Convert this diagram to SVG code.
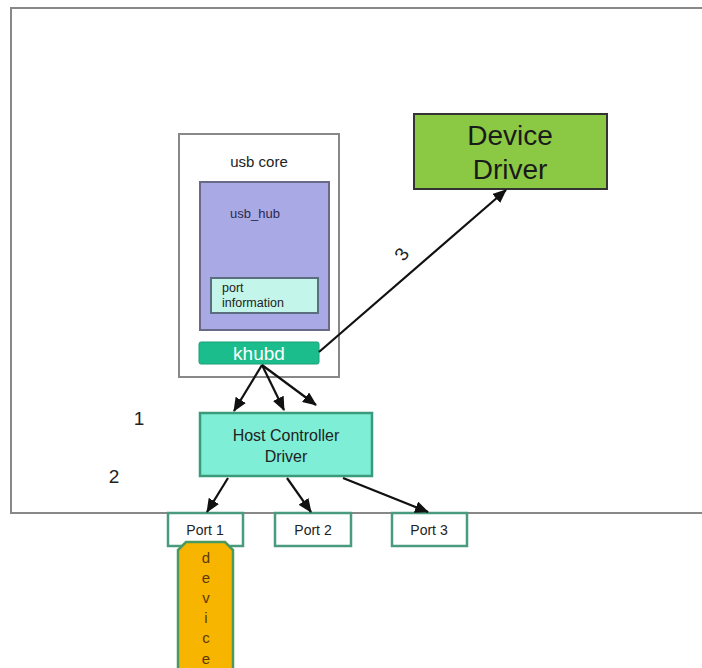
<svg xmlns="http://www.w3.org/2000/svg" width="702" height="668" viewBox="0 0 702 668">
<style>
text{font-family:"Liberation Sans",Arial,sans-serif}
.conn{stroke:#111;stroke-width:2.2;fill:none;marker-end:url(#ah)}
.port rect{fill:#fff;stroke:#4a9a80;stroke-width:2.5}
.port text{font-size:14px;fill:#222;text-anchor:middle}
</style>
<defs>
<marker id="ah" markerWidth="14" markerHeight="12" refX="13" refY="6" orient="auto" markerUnits="userSpaceOnUse" viewBox="0 0 14 12">
<path d="M0,0 L14,6 L0,12 Z" fill="#111"/>
</marker>
</defs>
<rect width="702" height="668" fill="#fff"/>
<g id="frame"><rect x="11" y="8" width="720" height="505" fill="none" stroke="#888" stroke-width="2"/></g>
<g id="usb-core">
<rect x="179" y="134" width="160" height="243" fill="#fff" stroke="#888" stroke-width="2"/>
<text x="259" y="167" font-size="15" text-anchor="middle" fill="#222">usb core</text>
</g>
<g id="usb-hub">
<rect x="200" y="182" width="129" height="148" fill="#a9a9e6" stroke="#6a6a88" stroke-width="2"/>
<text x="255" y="218" font-size="13" text-anchor="middle" fill="#2a2a4a">usb_hub</text>
</g>
<g id="port-information">
<rect x="211" y="278" width="107" height="35" fill="#c4f5ea" stroke="#5a6e80" stroke-width="2"/>
<text x="222" y="292" font-size="12.5" fill="#222">port</text>
<text x="222" y="307" font-size="12.5" fill="#222">information</text>
</g>
<g id="khubd">
<rect x="199" y="342" width="120" height="22" rx="2" fill="#1cbd8c" stroke="#18a078" stroke-width="1"/>
<text x="259" y="360" font-size="19" text-anchor="middle" fill="#fff">khubd</text>
</g>
<g id="device-driver">
<rect x="414" y="114" width="193" height="75" fill="#8bc944" stroke="#333" stroke-width="2"/>
<text x="510" y="145" font-size="28" text-anchor="middle" fill="#1a1a1a">Device</text>
<text x="510" y="179" font-size="28" text-anchor="middle" fill="#1a1a1a">Driver</text>
</g>
<g id="host-controller-driver">
<rect x="200" y="413" width="172" height="63" fill="#7eeed6" stroke="#3a9a7a" stroke-width="2.5"/>
<text x="286" y="441" font-size="16" text-anchor="middle" fill="#222">Host Controller</text>
<text x="286" y="462" font-size="16" text-anchor="middle" fill="#222">Driver</text>
</g>
<g id="port-1" class="port"><rect x="168" y="513" width="75" height="33"/><text x="205" y="535">Port 1</text></g>
<g id="port-2" class="port"><rect x="275" y="513" width="76" height="33"/><text x="313" y="535">Port 2</text></g>
<g id="port-3" class="port"><rect x="392" y="513" width="75" height="33"/><text x="429" y="535">Port 3</text></g>
<g id="device">
<path d="M186,542 L225,542 L233,550 L233,670 L178,670 L178,550 Z" fill="#f7b500" stroke="#4a9a60" stroke-width="2.5"/>
<g font-size="15" text-anchor="middle" fill="#5a3a00">
<text x="206" y="563">d</text>
<text x="206" y="583">e</text>
<text x="206" y="603">v</text>
<text x="206" y="623">i</text>
<text x="206" y="643">c</text>
<text x="206" y="664">e</text>
</g>
</g>
<g id="labels" fill="#222">
<text x="139" y="425" font-size="19" text-anchor="middle">1</text>
<text x="114" y="483" font-size="19" text-anchor="middle">2</text>
<text x="0" y="0" font-size="19" text-anchor="middle" transform="translate(407,258) rotate(-55)">3</text>
</g>
<g id="connectors">
<line class="conn" x1="262" y1="365" x2="234" y2="411"/>
<line class="conn" x1="262" y1="365" x2="284" y2="410"/>
<line class="conn" x1="262" y1="365" x2="316" y2="405"/>
<line class="conn" x1="228" y1="478" x2="207" y2="512"/>
<line class="conn" x1="287" y1="478" x2="311" y2="512"/>
<line class="conn" x1="343" y1="478" x2="428" y2="512"/>
<line class="conn" x1="319" y1="352" x2="506" y2="190"/>
</g>
</svg>
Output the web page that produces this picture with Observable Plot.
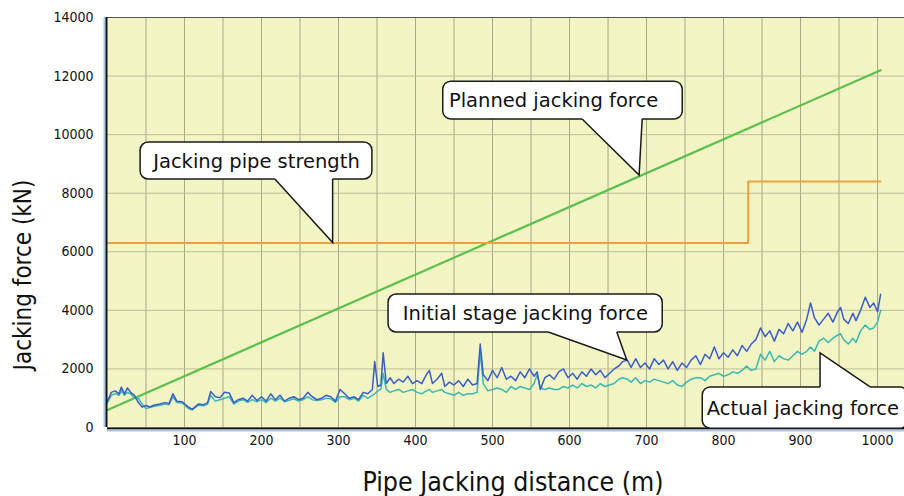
<!DOCTYPE html>
<html><head><meta charset="utf-8">
<script src="https://cdn.jsdelivr.net/npm/d3@7"></script>
<script src="https://cdn.jsdelivr.net/npm/@observablehq/plot@0.6"></script>
<style>body{margin:0;background:#fff;overflow:hidden}</style>
</head><body><div id="chart"></div>
<script>
// Pipe jacking distance (m) for the measured series
const distance = [0,5,10,15,18,22,26,30,35,40,45,50,55,60,68,75,80,85,90,97,105,110,118,125,130,134,140,146,152,158,164,170,176,182,188,194,200,206,212,218,224,230,236,242,248,254,260,266,272,278,284,290,296,302,308,314,320,326,332,338,344,347,351,355,358,362,367,372,378,384,390,396,402,408,414,418,422,428,434,438,444,450,456,462,468,474,480,484,488,494,500,506,512,518,524,530,536,542,548,554,558,562,568,574,580,586,592,598,604,610,616,622,628,634,640,646,652,658,664,669,675,680,686,692,698,704,710,716,722,728,734,740,746,752,758,764,770,776,782,788,794,800,806,812,818,824,830,836,842,848,854,860,866,872,878,884,890,896,902,908,913,918,924,930,936,942,948,952,956,962,968,972,978,984,990,995,1000,1004];
// Initial stage jacking force (kN)
const initialForce = [900,1200,1250,1150,1380,1150,1350,1200,1100,850,700,750,700,760,800,850,820,1150,900,880,700,620,800,780,850,1230,1050,1020,1200,1180,850,950,1000,900,1100,920,1050,900,1150,950,1100,900,1000,1050,950,1000,1200,1050,950,1000,1100,1050,900,1300,1150,1000,1050,950,1200,1150,1300,2250,1400,1450,2550,1500,1700,1500,1650,1550,1750,1500,1600,1500,1800,1950,1500,1650,1850,1400,1550,1450,1600,1400,1650,1450,1500,2850,1800,1600,1950,1700,2050,1650,1750,1600,1900,1700,2000,1750,1900,1300,1700,1800,1650,1900,2000,1700,1850,1650,1900,1750,2000,1800,1950,1700,1850,2000,2100,2250,2300,2050,2350,2050,2200,2000,2350,2150,2300,2000,2250,1950,2200,2050,2300,2450,2150,2500,2350,2750,2350,2550,2400,2650,2450,2800,2600,2850,3000,3400,3100,3300,2950,3350,3200,3550,3300,3600,3250,3700,4250,3750,3500,3700,3900,3600,3950,4100,3700,3550,3900,3650,4000,4450,4100,4250,3950,4550];
// Actual jacking force (kN)
const actualForce = [850,1100,1150,1100,1250,1100,1200,1150,1000,1000,800,650,680,720,760,800,780,1050,850,840,650,600,760,740,800,1100,900,950,1000,1050,800,900,950,860,950,880,950,850,1000,900,1000,880,930,980,900,950,1050,950,920,950,1000,980,860,1050,1050,950,1000,900,1100,1000,1100,1150,1250,1300,1850,1300,1200,1250,1300,1200,1250,1300,1200,1150,1250,1300,1200,1250,1300,1200,1150,1100,1200,1100,1150,1150,1200,2600,1500,1250,1300,1350,1300,1200,1400,1300,1400,1350,1300,1500,1800,1350,1300,1350,1300,1300,1400,1350,1450,1350,1500,1400,1450,1350,1500,1400,1450,1500,1650,1700,1650,1550,1700,1500,1600,1550,1650,1600,1550,1500,1600,1450,1400,1550,1650,1700,1700,1600,1750,1800,1850,1750,1800,1900,1850,1950,2100,1950,2000,2500,2300,2600,2250,2450,2350,2300,2450,2600,2500,2600,2750,2600,2950,3050,2900,3050,3150,3200,3000,2850,3050,2900,3300,3500,3350,3400,3600,4000];
// Planned jacking force (kN)
const plannedDistance = [0, 1004];
const plannedForce = [600, 12200];
// Jacking pipe strength (kN)
const strengthDistance = [0, 832, 832, 1004];
const strengthForce = [6300, 6300, 8400, 8400];
// Axis ticks
const xTickLabels = [100,200,300,400,500,600,700,800,900,1000];
const xGridValues = [50,100,150,200,250,300,350,400,450,500,550,600,650,700,750,800,850,900,950,1000,1050];
const yTickLabels = [0,2000,4000,6000,8000,10000,12000,14000];
const xTitle = "Pipe Jacking distance (m)";
const yTitle = "Jacking force (kN)";
// Callout annotations (data coordinates)
const calloutLabels = ["Jacking pipe strength","Planned jacking force","Initial stage jacking force","Actual jacking force"];
const calloutBoxX = [[43,344],[436,747],[365,721],[773,1040]];
const calloutBoxY = [[8470,9730],[10520,11810],[3245,4540],[-40,1370]];
const calloutTextX = [60,444,384,779];
const calloutTailBase = [[218,293],[617,695],[573,662],[926,991]];
const calloutTip = [[293,6300],[691,8600],[675,2290],[926,2530]];

const series = (xs, ys) => xs.map((d, i) => ({d, f: ys[i]}));
const initial = series(distance, initialForce);
const actual = series(distance, actualForce);
const planned = series(plannedDistance, plannedForce);
const strength = series(strengthDistance, strengthForce);
const callouts = calloutLabels.map((label, i) => ({label, bx: calloutBoxX[i], by: calloutBoxY[i], tx: calloutTextX[i], base: calloutTailBase[i], tip: calloutTip[i]}));

const condensed = "'DejaVu Sans Condensed', 'DejaVu Sans', sans-serif";

function calloutMark(index, scales) {
  const {x, y} = scales;
  const g = d3.create("svg:g");
  for (const c of callouts) {
    const x0 = x(c.bx[0]), x1 = x(c.bx[1]);
    const yt = y(c.by[1]), yb = y(c.by[0]);
    g.append("rect").attr("x", x0).attr("y", yt).attr("width", x1 - x0).attr("height", yb - yt)
      .attr("rx", 8).attr("fill", "#fff").attr("stroke", "#1a1a1a").attr("stroke-width", 1.5);
    const tx = x(c.tip[0]), ty = y(c.tip[1]);
    const bl = x(c.base[0]), br = x(c.base[1]);
    const downward = ty > yb;
    const by = downward ? yb : yt;
    const inset = downward ? -3 : 3;
    g.append("path").attr("d", `M${bl},${by + inset}L${bl},${by}L${tx},${ty}L${br},${by}L${br},${by + inset}Z`)
      .attr("fill", "#fff").attr("stroke", "none");
    g.append("path").attr("d", `M${bl},${by}L${tx},${ty}L${br},${by}`)
      .attr("fill", "none").attr("stroke", "#1a1a1a").attr("stroke-width", 1.5).attr("stroke-linejoin", "miter");
    g.append("text").attr("x", x(c.tx)).attr("y", (yt + yb) / 2).attr("dy", "0.36em")
      .attr("text-anchor", "start")
      .attr("font-family", "DejaVu Sans, Verdana, sans-serif").attr("font-size", 19.5).attr("fill", "#111")
      .text(c.label);
  }
  return g.node();
}

function axisTitles(index, scales, values, dimensions) {
  const {height, marginTop, marginBottom} = dimensions;
  const g = d3.create("svg:g").attr("fill", "#111").attr("font-family", condensed);
  g.append("text").attr("x", 513).attr("y", height - marginBottom + 54).attr("dy", "0.36em")
    .attr("text-anchor", "middle").attr("font-size", 26.5).text(xTitle);
  g.append("text").attr("transform", `translate(22,${marginTop + 258}) rotate(-90)`).attr("dy", "0.36em")
    .attr("text-anchor", "middle").attr("font-size", 24).text(yTitle);
  return g.node();
}

const chart = Plot.plot({
  width: 904,
  height: 496,
  marginLeft: 107,
  marginRight: 0,
  marginTop: 17,
  marginBottom: 69,
  style: {background: "transparent", overflow: "visible"},
  x: {domain: [0, 1035], axis: null},
  y: {domain: [0, 14000], axis: null},
  marks: [
    Plot.frame({fill: "#f3f4c4", stroke: "none"}),
    Plot.ruleX(xGridValues, {stroke: "#a8a88a", strokeWidth: 1}),
    Plot.ruleY(yTickLabels, {stroke: "#bdbd98", strokeWidth: 1}),
    Plot.ruleY([14000], {stroke: "#555", strokeWidth: 1}),
    Plot.line(planned, {x: "d", y: "f", stroke: "#5cc04c", strokeWidth: 2.2}),
    Plot.line(strength, {x: "d", y: "f", stroke: "#e9a23e", strokeWidth: 2}),
    Plot.line(actual, {x: "d", y: "f", stroke: "#3bb8b4", strokeWidth: 1.5}),
    Plot.line(initial, {x: "d", y: "f", stroke: "#3a5ec8", strokeWidth: 1.5}),
    Plot.ruleX([0], {stroke: "#a9c6e2", strokeWidth: 2, dx: -3}),
    Plot.ruleX([0], {stroke: "#111", strokeWidth: 2, dx: -1}),
    Plot.ruleY([0], {stroke: "#111", strokeWidth: 2, dy: 1}),
    Plot.ruleY([0], {stroke: "#a9c6e2", strokeWidth: 2, dy: 3}),
    calloutMark,
    Plot.text(xTickLabels, {x: d => d, frameAnchor: "bottom", dy: 17, text: d => String(d), fontSize: 14, fill: "#111", fontFamily: condensed}),
    Plot.text(yTickLabels, {y: d => d, frameAnchor: "left", dx: -14, textAnchor: "end", text: d => String(d), fontSize: 14, fill: "#111", fontFamily: condensed}),
    axisTitles
  ]
});
document.getElementById("chart").appendChild(chart);
</script>
</body></html>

* **TASK REQUIREMENTS**
Isolate each line of the listing above that includes "this". Copy it.

* **FULL SOLUTION**
Convert this diagram to SVG code.
Output the web page that produces this picture with Observable Plot.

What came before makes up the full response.